Code that draws figures:
------------------------------

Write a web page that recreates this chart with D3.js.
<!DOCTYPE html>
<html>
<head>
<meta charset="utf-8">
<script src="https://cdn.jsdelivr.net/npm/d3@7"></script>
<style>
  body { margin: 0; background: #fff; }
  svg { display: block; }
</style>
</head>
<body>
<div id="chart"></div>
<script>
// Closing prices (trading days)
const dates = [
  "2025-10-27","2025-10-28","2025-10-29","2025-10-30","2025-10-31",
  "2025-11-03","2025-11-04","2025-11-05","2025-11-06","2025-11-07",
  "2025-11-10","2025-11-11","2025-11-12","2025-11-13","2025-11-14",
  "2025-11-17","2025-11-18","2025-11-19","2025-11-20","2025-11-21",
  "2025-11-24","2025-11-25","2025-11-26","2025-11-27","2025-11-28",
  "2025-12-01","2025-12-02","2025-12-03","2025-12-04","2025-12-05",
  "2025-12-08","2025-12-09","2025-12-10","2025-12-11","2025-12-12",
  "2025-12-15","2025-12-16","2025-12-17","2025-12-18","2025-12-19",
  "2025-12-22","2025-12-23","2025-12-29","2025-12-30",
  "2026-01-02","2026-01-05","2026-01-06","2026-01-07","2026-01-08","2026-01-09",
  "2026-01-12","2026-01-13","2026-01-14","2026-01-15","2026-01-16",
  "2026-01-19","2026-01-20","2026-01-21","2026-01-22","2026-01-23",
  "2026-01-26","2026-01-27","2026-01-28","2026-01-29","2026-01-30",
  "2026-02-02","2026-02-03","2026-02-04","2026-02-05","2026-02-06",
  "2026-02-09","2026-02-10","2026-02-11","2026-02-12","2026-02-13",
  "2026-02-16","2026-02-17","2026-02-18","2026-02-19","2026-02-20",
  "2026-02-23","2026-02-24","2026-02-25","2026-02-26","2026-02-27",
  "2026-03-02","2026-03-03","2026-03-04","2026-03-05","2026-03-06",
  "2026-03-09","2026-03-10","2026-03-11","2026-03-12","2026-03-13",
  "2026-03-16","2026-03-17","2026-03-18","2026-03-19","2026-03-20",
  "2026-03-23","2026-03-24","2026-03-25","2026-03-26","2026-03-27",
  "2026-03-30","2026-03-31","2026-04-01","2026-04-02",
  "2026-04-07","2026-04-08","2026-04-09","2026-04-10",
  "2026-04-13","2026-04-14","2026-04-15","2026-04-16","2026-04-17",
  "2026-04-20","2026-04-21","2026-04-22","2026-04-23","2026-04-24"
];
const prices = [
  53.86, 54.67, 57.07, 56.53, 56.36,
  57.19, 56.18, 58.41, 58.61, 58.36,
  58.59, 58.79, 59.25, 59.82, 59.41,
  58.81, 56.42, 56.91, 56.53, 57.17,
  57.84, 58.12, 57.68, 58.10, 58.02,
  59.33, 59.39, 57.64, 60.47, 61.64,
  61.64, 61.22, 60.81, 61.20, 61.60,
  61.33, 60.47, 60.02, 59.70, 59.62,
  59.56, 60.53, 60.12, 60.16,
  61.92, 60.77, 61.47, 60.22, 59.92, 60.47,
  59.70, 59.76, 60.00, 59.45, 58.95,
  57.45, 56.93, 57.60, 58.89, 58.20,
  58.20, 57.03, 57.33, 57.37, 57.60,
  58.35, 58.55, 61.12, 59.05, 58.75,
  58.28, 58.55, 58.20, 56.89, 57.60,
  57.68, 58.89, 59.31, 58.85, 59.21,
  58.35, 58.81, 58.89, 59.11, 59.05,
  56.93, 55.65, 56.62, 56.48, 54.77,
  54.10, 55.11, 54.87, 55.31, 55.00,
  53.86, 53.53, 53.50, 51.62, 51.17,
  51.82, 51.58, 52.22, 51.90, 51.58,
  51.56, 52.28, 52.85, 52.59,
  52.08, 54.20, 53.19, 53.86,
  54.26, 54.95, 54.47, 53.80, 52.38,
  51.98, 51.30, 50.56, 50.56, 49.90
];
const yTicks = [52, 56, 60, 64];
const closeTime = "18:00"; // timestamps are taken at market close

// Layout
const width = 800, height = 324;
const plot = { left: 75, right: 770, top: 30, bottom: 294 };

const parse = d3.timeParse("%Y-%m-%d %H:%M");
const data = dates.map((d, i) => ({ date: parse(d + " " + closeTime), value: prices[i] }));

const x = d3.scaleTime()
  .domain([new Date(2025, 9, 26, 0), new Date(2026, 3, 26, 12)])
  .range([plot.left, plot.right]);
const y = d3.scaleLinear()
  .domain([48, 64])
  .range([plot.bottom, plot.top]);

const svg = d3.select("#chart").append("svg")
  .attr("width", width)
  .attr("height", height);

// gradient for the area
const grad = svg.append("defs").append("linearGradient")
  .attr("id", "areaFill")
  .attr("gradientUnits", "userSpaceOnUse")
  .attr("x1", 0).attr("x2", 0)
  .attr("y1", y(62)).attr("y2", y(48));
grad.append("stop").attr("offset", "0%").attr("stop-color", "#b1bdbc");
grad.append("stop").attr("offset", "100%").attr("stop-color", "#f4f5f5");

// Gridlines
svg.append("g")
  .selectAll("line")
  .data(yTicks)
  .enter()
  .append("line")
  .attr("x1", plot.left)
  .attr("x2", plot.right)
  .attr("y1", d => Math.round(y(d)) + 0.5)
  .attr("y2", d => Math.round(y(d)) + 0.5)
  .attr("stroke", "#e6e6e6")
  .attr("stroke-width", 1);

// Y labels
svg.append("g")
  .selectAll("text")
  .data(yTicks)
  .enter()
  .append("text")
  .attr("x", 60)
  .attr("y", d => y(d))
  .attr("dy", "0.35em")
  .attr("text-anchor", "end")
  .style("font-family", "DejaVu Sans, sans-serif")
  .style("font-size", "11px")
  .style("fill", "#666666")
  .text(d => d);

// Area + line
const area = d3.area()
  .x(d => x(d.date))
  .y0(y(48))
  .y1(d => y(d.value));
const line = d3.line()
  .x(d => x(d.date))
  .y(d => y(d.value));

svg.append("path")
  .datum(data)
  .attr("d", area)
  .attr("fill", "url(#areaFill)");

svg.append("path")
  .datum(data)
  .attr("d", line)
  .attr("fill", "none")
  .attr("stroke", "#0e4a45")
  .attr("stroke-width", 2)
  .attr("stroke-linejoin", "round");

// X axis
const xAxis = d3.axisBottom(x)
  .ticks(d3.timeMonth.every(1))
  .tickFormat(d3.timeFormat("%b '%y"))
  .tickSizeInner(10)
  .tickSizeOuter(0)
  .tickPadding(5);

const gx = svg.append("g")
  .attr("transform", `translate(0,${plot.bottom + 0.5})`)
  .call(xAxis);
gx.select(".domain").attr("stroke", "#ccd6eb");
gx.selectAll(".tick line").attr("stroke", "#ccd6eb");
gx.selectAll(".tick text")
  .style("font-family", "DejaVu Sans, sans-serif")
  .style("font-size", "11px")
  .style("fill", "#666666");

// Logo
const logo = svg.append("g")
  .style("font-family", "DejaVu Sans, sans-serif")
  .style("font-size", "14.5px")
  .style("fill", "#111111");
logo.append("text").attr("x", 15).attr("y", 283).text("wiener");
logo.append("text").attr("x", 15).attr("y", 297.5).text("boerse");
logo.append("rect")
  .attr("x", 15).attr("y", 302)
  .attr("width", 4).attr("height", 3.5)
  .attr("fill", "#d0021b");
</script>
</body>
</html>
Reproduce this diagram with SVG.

------------------------------

● What is required
Write out the complete set of records exactly as given.

● Task solution
Write a web page that recreates this chart with D3.js.
<!DOCTYPE html>
<html>
<head>
<meta charset="utf-8">
<script src="https://cdn.jsdelivr.net/npm/d3@7"></script>
<style>
  body { margin: 0; background: #fff; }
  svg { display: block; }
</style>
</head>
<body>
<div id="chart"></div>
<script>
// Closing prices (trading days)
const dates = [
  "2025-10-27","2025-10-28","2025-10-29","2025-10-30","2025-10-31",
  "2025-11-03","2025-11-04","2025-11-05","2025-11-06","2025-11-07",
  "2025-11-10","2025-11-11","2025-11-12","2025-11-13","2025-11-14",
  "2025-11-17","2025-11-18","2025-11-19","2025-11-20","2025-11-21",
  "2025-11-24","2025-11-25","2025-11-26","2025-11-27","2025-11-28",
  "2025-12-01","2025-12-02","2025-12-03","2025-12-04","2025-12-05",
  "2025-12-08","2025-12-09","2025-12-10","2025-12-11","2025-12-12",
  "2025-12-15","2025-12-16","2025-12-17","2025-12-18","2025-12-19",
  "2025-12-22","2025-12-23","2025-12-29","2025-12-30",
  "2026-01-02","2026-01-05","2026-01-06","2026-01-07","2026-01-08","2026-01-09",
  "2026-01-12","2026-01-13","2026-01-14","2026-01-15","2026-01-16",
  "2026-01-19","2026-01-20","2026-01-21","2026-01-22","2026-01-23",
  "2026-01-26","2026-01-27","2026-01-28","2026-01-29","2026-01-30",
  "2026-02-02","2026-02-03","2026-02-04","2026-02-05","2026-02-06",
  "2026-02-09","2026-02-10","2026-02-11","2026-02-12","2026-02-13",
  "2026-02-16","2026-02-17","2026-02-18","2026-02-19","2026-02-20",
  "2026-02-23","2026-02-24","2026-02-25","2026-02-26","2026-02-27",
  "2026-03-02","2026-03-03","2026-03-04","2026-03-05","2026-03-06",
  "2026-03-09","2026-03-10","2026-03-11","2026-03-12","2026-03-13",
  "2026-03-16","2026-03-17","2026-03-18","2026-03-19","2026-03-20",
  "2026-03-23","2026-03-24","2026-03-25","2026-03-26","2026-03-27",
  "2026-03-30","2026-03-31","2026-04-01","2026-04-02",
  "2026-04-07","2026-04-08","2026-04-09","2026-04-10",
  "2026-04-13","2026-04-14","2026-04-15","2026-04-16","2026-04-17",
  "2026-04-20","2026-04-21","2026-04-22","2026-04-23","2026-04-24"
];
const prices = [
  53.86, 54.67, 57.07, 56.53, 56.36,
  57.19, 56.18, 58.41, 58.61, 58.36,
  58.59, 58.79, 59.25, 59.82, 59.41,
  58.81, 56.42, 56.91, 56.53, 57.17,
  57.84, 58.12, 57.68, 58.10, 58.02,
  59.33, 59.39, 57.64, 60.47, 61.64,
  61.64, 61.22, 60.81, 61.20, 61.60,
  61.33, 60.47, 60.02, 59.70, 59.62,
  59.56, 60.53, 60.12, 60.16,
  61.92, 60.77, 61.47, 60.22, 59.92, 60.47,
  59.70, 59.76, 60.00, 59.45, 58.95,
  57.45, 56.93, 57.60, 58.89, 58.20,
  58.20, 57.03, 57.33, 57.37, 57.60,
  58.35, 58.55, 61.12, 59.05, 58.75,
  58.28, 58.55, 58.20, 56.89, 57.60,
  57.68, 58.89, 59.31, 58.85, 59.21,
  58.35, 58.81, 58.89, 59.11, 59.05,
  56.93, 55.65, 56.62, 56.48, 54.77,
  54.10, 55.11, 54.87, 55.31, 55.00,
  53.86, 53.53, 53.50, 51.62, 51.17,
  51.82, 51.58, 52.22, 51.90, 51.58,
  51.56, 52.28, 52.85, 52.59,
  52.08, 54.20, 53.19, 53.86,
  54.26, 54.95, 54.47, 53.80, 52.38,
  51.98, 51.30, 50.56, 50.56, 49.90
];
const yTicks = [52, 56, 60, 64];
const closeTime = "18:00"; // timestamps are taken at market close

// Layout
const width = 800, height = 324;
const plot = { left: 75, right: 770, top: 30, bottom: 294 };

const parse = d3.timeParse("%Y-%m-%d %H:%M");
const data = dates.map((d, i) => ({ date: parse(d + " " + closeTime), value: prices[i] }));

const x = d3.scaleTime()
  .domain([new Date(2025, 9, 26, 0), new Date(2026, 3, 26, 12)])
  .range([plot.left, plot.right]);
const y = d3.scaleLinear()
  .domain([48, 64])
  .range([plot.bottom, plot.top]);

const svg = d3.select("#chart").append("svg")
  .attr("width", width)
  .attr("height", height);

// gradient for the area
const grad = svg.append("defs").append("linearGradient")
  .attr("id", "areaFill")
  .attr("gradientUnits", "userSpaceOnUse")
  .attr("x1", 0).attr("x2", 0)
  .attr("y1", y(62)).attr("y2", y(48));
grad.append("stop").attr("offset", "0%").attr("stop-color", "#b1bdbc");
grad.append("stop").attr("offset", "100%").attr("stop-color", "#f4f5f5");

// Gridlines
svg.append("g")
  .selectAll("line")
  .data(yTicks)
  .enter()
  .append("line")
  .attr("x1", plot.left)
  .attr("x2", plot.right)
  .attr("y1", d => Math.round(y(d)) + 0.5)
  .attr("y2", d => Math.round(y(d)) + 0.5)
  .attr("stroke", "#e6e6e6")
  .attr("stroke-width", 1);

// Y labels
svg.append("g")
  .selectAll("text")
  .data(yTicks)
  .enter()
  .append("text")
  .attr("x", 60)
  .attr("y", d => y(d))
  .attr("dy", "0.35em")
  .attr("text-anchor", "end")
  .style("font-family", "DejaVu Sans, sans-serif")
  .style("font-size", "11px")
  .style("fill", "#666666")
  .text(d => d);

// Area + line
const area = d3.area()
  .x(d => x(d.date))
  .y0(y(48))
  .y1(d => y(d.value));
const line = d3.line()
  .x(d => x(d.date))
  .y(d => y(d.value));

svg.append("path")
  .datum(data)
  .attr("d", area)
  .attr("fill", "url(#areaFill)");

svg.append("path")
  .datum(data)
  .attr("d", line)
  .attr("fill", "none")
  .attr("stroke", "#0e4a45")
  .attr("stroke-width", 2)
  .attr("stroke-linejoin", "round");

// X axis
const xAxis = d3.axisBottom(x)
  .ticks(d3.timeMonth.every(1))
  .tickFormat(d3.timeFormat("%b '%y"))
  .tickSizeInner(10)
  .tickSizeOuter(0)
  .tickPadding(5);

const gx = svg.append("g")
  .attr("transform", `translate(0,${plot.bottom + 0.5})`)
  .call(xAxis);
gx.select(".domain").attr("stroke", "#ccd6eb");
gx.selectAll(".tick line").attr("stroke", "#ccd6eb");
gx.selectAll(".tick text")
  .style("font-family", "DejaVu Sans, sans-serif")
  .style("font-size", "11px")
  .style("fill", "#666666");

// Logo
const logo = svg.append("g")
  .style("font-family", "DejaVu Sans, sans-serif")
  .style("font-size", "14.5px")
  .style("fill", "#111111");
logo.append("text").attr("x", 15).attr("y", 283).text("wiener");
logo.append("text").attr("x", 15).attr("y", 297.5).text("boerse");
logo.append("rect")
  .attr("x", 15).attr("y", 302)
  .attr("width", 4).attr("height", 3.5)
  .attr("fill", "#d0021b");
</script>
</body>
</html>
Reproduce this diagram with SVG.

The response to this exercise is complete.